Review: Ramesses - Possessed By The Rise Of Magik
After feeling rather underwhelmed by Ramesses’ Chrome Pineal (at best, an incoherently executed and half-baked EP) it’s an absolute relief to hear a dense, gut-punch of conviction like “Invisible Ritual”. Dipping ever so slightly into the murky production of black metal, the album’s opening track is a concise exercise in energy and volume – fierce, razor guitars grind over a lo-fi drum production that risks losing all rhythmic footing in the sludge, while the groans of Adam Richardson stagger between howls of pain and guttural psychosis.
The band fare best when convulsing as one great gloop of distortion, as demonstrated in this opening track and at several other points throughout: most notably, during the repetitious death march of “Plague Beak”, the sinister powerchord mush of “Duel”, and the ever-intensifying gloom of the title track. The faintest whiff of Electric Wizard’s raw jams can sometimes be sensed in the album’s more mesmeric and unhinged riff workouts (not so much of a surprise, being the band Tim Bagshaw and Mark Greening initially came from), but atmospherically, comparisons are largely futile. Where Wizard bludgeon their riffs into weary circles via the brain-numbing power of drugs, Ramesses unlock the inner evil of ancient curses, becoming lured into ominous loops and entombed against their will.

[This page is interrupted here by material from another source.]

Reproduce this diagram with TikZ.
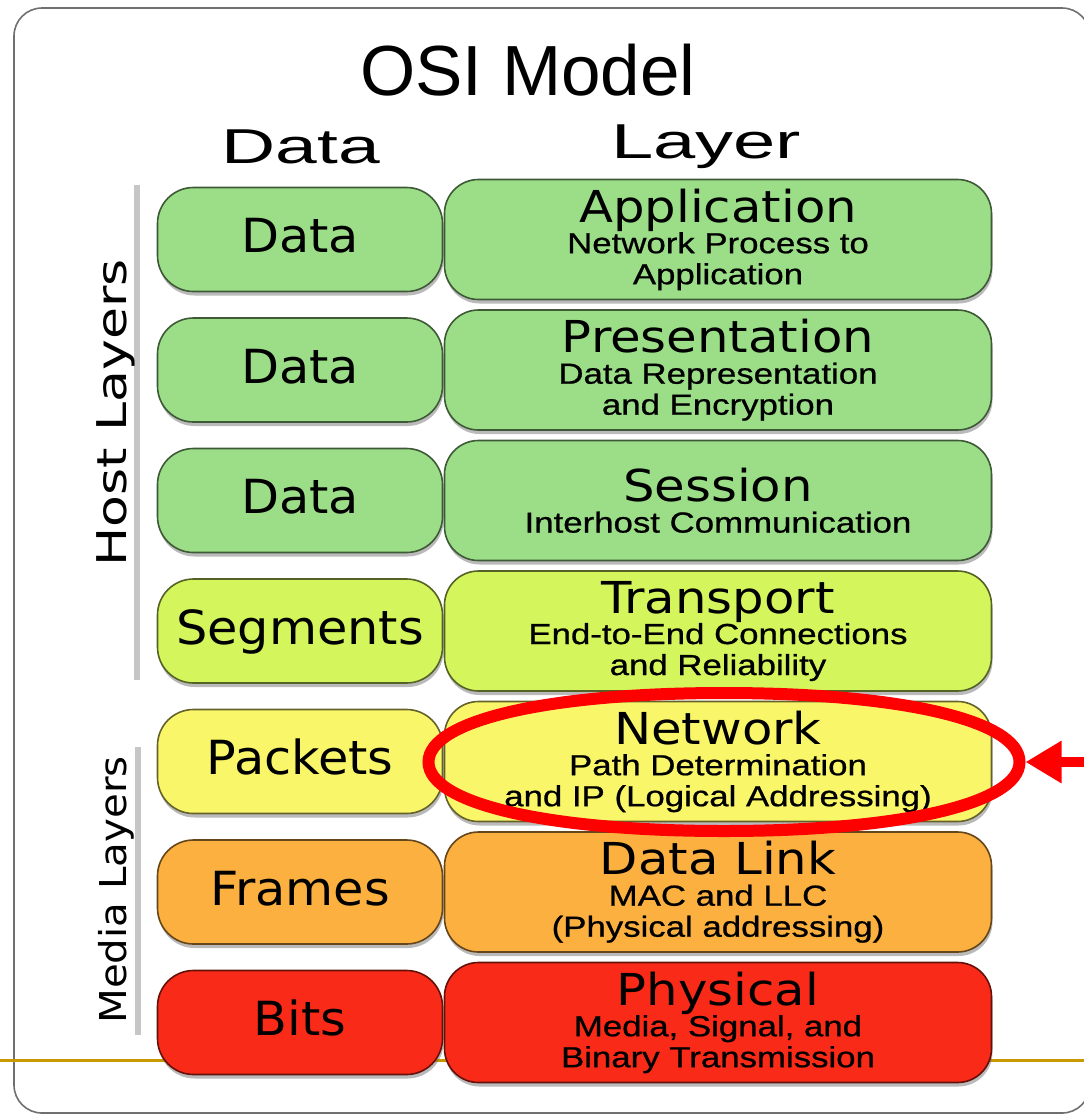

The sound explored in Chrome Pineal isn’t abandoned entirely though, and it’s most negative elements can be found seeping into this record too – the likes of “Sol Nocivo” and “Safety In Numbness” feel lost in mazes of their own making, winding up in soulless outros that spiral away from natural conclusion. While I’m never one to criticise the use of repetition in excess, some of these tracks simply aren’t built on sturdy enough foundations to withstand it.
That said, the record’s most repetitious sections are often its most captivating – it’s just easy to identify when this is driven out of surplus indulgence, and when it seems derived in a otherworldly, hypnotic compulsion to never ever cease. When caught within the latter, Possessed By The Rise Of Magik can be truly under-the-skin stuff; black and treacle-thick, pulsing with a sinister power that feels embedded in fantastical ancient myth.